▶ _The request_
The line containing "0.359, 0.366, 0.375, 0.383, 0.395, 0.406, 0.406]" marks the end: extract everything from the first line of the data through that line, exactly, with no pictures.

▶ _Provided material_
■ ■ ■

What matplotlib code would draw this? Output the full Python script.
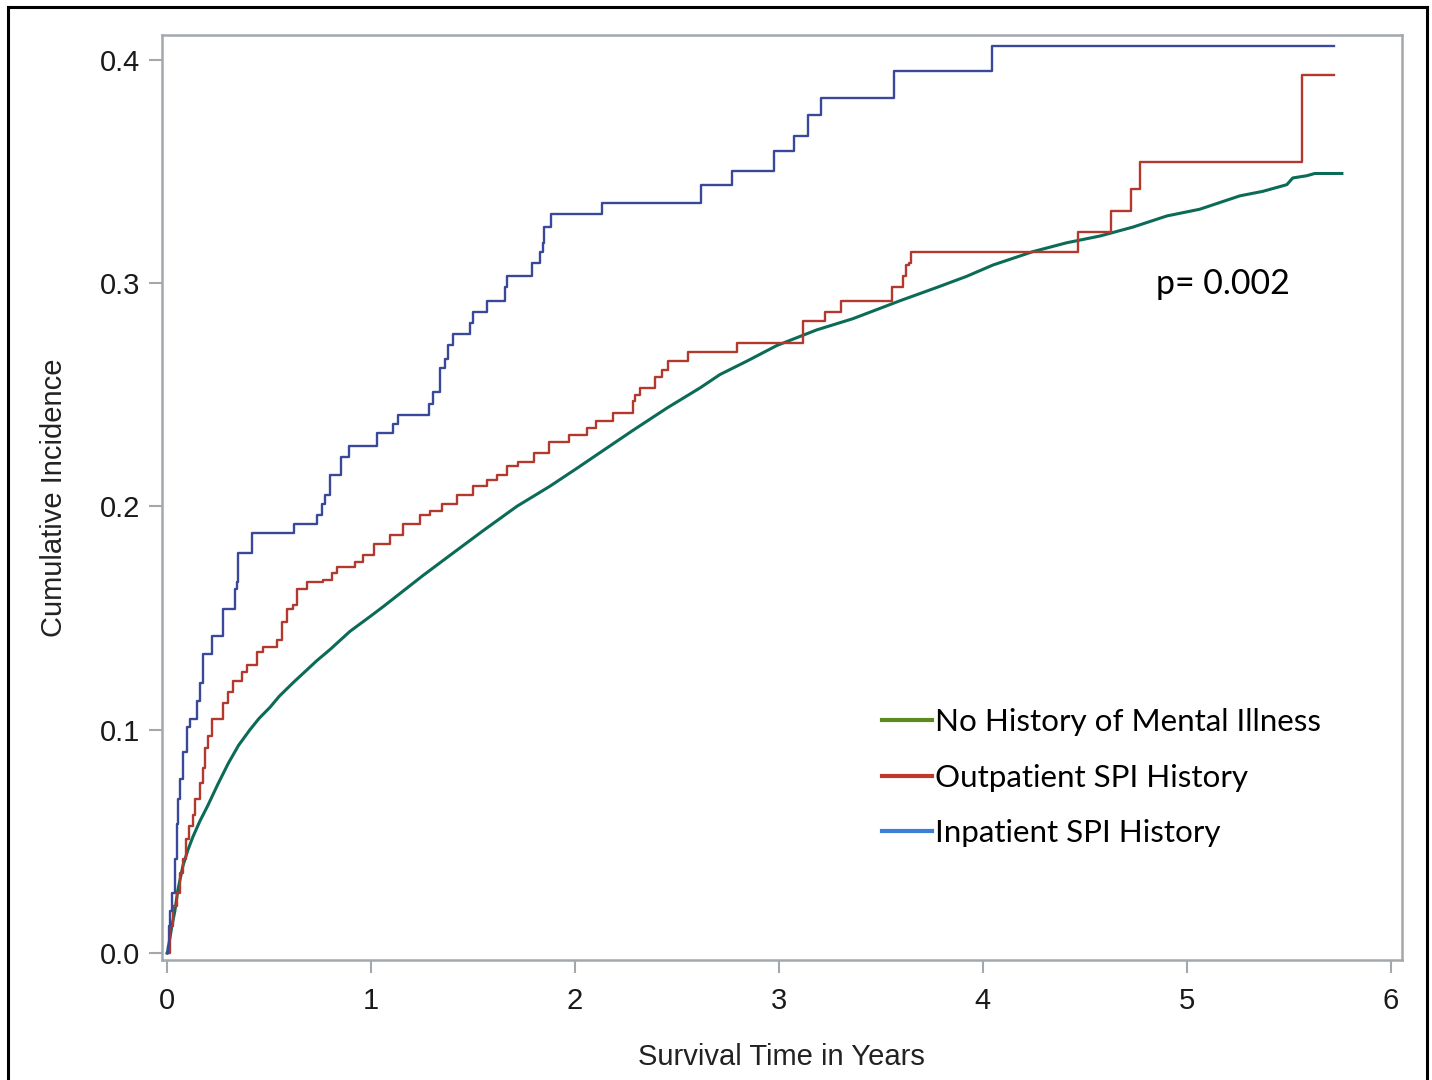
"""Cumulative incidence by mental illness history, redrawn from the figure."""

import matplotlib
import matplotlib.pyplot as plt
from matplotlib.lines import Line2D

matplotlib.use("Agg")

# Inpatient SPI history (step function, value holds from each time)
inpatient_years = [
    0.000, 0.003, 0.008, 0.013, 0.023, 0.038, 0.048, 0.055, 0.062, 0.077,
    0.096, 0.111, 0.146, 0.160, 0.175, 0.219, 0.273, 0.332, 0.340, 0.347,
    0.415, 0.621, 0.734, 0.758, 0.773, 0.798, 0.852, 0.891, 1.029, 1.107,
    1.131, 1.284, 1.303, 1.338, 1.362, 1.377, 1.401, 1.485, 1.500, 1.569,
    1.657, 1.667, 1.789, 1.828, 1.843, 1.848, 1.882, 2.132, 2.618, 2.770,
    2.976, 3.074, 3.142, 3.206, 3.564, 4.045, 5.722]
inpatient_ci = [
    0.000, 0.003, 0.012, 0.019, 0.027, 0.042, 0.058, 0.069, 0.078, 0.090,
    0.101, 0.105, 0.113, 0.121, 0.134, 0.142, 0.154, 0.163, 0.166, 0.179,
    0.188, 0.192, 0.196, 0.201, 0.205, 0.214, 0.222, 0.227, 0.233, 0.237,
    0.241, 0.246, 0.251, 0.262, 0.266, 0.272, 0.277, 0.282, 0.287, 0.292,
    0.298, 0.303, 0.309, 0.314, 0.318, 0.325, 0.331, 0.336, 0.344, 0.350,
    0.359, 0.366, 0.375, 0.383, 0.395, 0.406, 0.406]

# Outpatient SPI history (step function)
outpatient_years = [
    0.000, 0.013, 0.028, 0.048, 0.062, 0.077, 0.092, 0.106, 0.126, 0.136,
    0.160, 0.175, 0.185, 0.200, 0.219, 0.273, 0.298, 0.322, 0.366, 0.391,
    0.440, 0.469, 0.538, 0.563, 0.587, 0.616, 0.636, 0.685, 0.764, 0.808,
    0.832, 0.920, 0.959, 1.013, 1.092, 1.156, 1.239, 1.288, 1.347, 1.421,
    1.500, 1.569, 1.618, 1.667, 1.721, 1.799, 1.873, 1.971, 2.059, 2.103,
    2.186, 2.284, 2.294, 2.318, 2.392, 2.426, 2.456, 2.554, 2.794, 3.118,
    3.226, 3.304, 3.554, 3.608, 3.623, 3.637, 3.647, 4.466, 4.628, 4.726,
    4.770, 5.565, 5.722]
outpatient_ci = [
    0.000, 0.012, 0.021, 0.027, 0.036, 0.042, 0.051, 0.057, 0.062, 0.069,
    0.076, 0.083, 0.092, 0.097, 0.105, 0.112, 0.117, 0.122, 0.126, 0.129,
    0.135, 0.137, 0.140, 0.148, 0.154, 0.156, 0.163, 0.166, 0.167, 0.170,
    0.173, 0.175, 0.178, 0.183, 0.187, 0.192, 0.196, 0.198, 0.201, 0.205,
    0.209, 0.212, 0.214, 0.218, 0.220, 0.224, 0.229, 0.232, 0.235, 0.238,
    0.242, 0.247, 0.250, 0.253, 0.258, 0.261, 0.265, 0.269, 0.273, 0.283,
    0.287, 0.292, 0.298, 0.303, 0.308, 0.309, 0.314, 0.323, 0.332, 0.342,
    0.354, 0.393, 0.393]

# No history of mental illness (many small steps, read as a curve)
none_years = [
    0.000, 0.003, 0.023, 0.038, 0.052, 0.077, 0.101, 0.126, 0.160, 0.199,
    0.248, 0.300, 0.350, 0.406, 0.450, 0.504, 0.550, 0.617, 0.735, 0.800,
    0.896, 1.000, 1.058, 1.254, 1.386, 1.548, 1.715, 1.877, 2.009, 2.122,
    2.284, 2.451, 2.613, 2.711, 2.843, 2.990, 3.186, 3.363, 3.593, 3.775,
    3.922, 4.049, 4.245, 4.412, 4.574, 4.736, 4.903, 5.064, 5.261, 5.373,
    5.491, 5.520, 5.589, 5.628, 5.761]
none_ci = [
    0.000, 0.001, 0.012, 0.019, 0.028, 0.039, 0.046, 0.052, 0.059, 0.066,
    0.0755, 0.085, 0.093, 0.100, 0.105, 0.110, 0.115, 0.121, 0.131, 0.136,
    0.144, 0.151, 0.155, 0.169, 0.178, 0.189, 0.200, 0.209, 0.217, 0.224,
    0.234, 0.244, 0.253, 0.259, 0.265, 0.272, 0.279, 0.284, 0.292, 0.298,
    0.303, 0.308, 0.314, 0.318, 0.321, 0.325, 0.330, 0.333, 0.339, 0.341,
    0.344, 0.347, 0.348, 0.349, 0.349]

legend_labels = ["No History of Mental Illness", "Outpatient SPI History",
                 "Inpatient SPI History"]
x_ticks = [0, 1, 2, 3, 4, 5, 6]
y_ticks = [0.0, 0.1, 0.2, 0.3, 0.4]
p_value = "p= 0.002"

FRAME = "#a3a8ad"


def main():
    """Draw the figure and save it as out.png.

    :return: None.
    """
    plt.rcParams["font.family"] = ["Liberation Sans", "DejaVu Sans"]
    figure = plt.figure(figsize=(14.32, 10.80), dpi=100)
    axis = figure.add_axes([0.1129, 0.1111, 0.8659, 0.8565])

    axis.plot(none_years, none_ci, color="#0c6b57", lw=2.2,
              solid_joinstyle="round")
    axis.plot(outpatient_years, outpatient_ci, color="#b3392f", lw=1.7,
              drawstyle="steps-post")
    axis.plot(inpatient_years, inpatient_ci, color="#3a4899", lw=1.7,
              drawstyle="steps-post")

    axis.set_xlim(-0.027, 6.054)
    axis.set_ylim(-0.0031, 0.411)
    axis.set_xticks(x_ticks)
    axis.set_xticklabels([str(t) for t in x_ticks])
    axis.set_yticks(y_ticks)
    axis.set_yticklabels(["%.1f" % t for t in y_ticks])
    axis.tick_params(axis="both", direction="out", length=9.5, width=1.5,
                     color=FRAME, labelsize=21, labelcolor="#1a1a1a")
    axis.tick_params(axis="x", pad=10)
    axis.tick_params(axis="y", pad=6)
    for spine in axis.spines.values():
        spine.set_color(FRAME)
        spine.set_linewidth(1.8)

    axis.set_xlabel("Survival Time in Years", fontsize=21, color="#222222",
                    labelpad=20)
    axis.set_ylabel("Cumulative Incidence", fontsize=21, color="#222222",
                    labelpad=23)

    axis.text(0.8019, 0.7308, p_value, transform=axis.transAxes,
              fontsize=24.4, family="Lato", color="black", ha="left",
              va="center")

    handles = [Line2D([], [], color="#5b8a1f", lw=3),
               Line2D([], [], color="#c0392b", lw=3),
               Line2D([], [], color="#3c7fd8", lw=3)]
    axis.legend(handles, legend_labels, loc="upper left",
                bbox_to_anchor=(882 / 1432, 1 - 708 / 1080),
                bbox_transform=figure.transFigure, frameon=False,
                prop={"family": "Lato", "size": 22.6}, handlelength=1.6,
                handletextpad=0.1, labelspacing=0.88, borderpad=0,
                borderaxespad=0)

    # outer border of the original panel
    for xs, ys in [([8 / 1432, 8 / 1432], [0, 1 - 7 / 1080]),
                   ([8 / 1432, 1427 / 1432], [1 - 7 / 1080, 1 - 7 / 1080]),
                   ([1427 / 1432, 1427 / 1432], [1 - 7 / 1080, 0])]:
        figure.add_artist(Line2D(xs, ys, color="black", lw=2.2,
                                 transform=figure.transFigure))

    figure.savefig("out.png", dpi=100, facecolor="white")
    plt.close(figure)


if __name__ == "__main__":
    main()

■ ■ ■

▶ _Result_
What matplotlib code would draw this? Output the full Python script.
"""Cumulative incidence by mental illness history, redrawn from the figure."""

import matplotlib
import matplotlib.pyplot as plt
from matplotlib.lines import Line2D

matplotlib.use("Agg")

# Inpatient SPI history (step function, value holds from each time)
inpatient_years = [
    0.000, 0.003, 0.008, 0.013, 0.023, 0.038, 0.048, 0.055, 0.062, 0.077,
    0.096, 0.111, 0.146, 0.160, 0.175, 0.219, 0.273, 0.332, 0.340, 0.347,
    0.415, 0.621, 0.734, 0.758, 0.773, 0.798, 0.852, 0.891, 1.029, 1.107,
    1.131, 1.284, 1.303, 1.338, 1.362, 1.377, 1.401, 1.485, 1.500, 1.569,
    1.657, 1.667, 1.789, 1.828, 1.843, 1.848, 1.882, 2.132, 2.618, 2.770,
    2.976, 3.074, 3.142, 3.206, 3.564, 4.045, 5.722]
inpatient_ci = [
    0.000, 0.003, 0.012, 0.019, 0.027, 0.042, 0.058, 0.069, 0.078, 0.090,
    0.101, 0.105, 0.113, 0.121, 0.134, 0.142, 0.154, 0.163, 0.166, 0.179,
    0.188, 0.192, 0.196, 0.201, 0.205, 0.214, 0.222, 0.227, 0.233, 0.237,
    0.241, 0.246, 0.251, 0.262, 0.266, 0.272, 0.277, 0.282, 0.287, 0.292,
    0.298, 0.303, 0.309, 0.314, 0.318, 0.325, 0.331, 0.336, 0.344, 0.350,
    0.359, 0.366, 0.375, 0.383, 0.395, 0.406, 0.406]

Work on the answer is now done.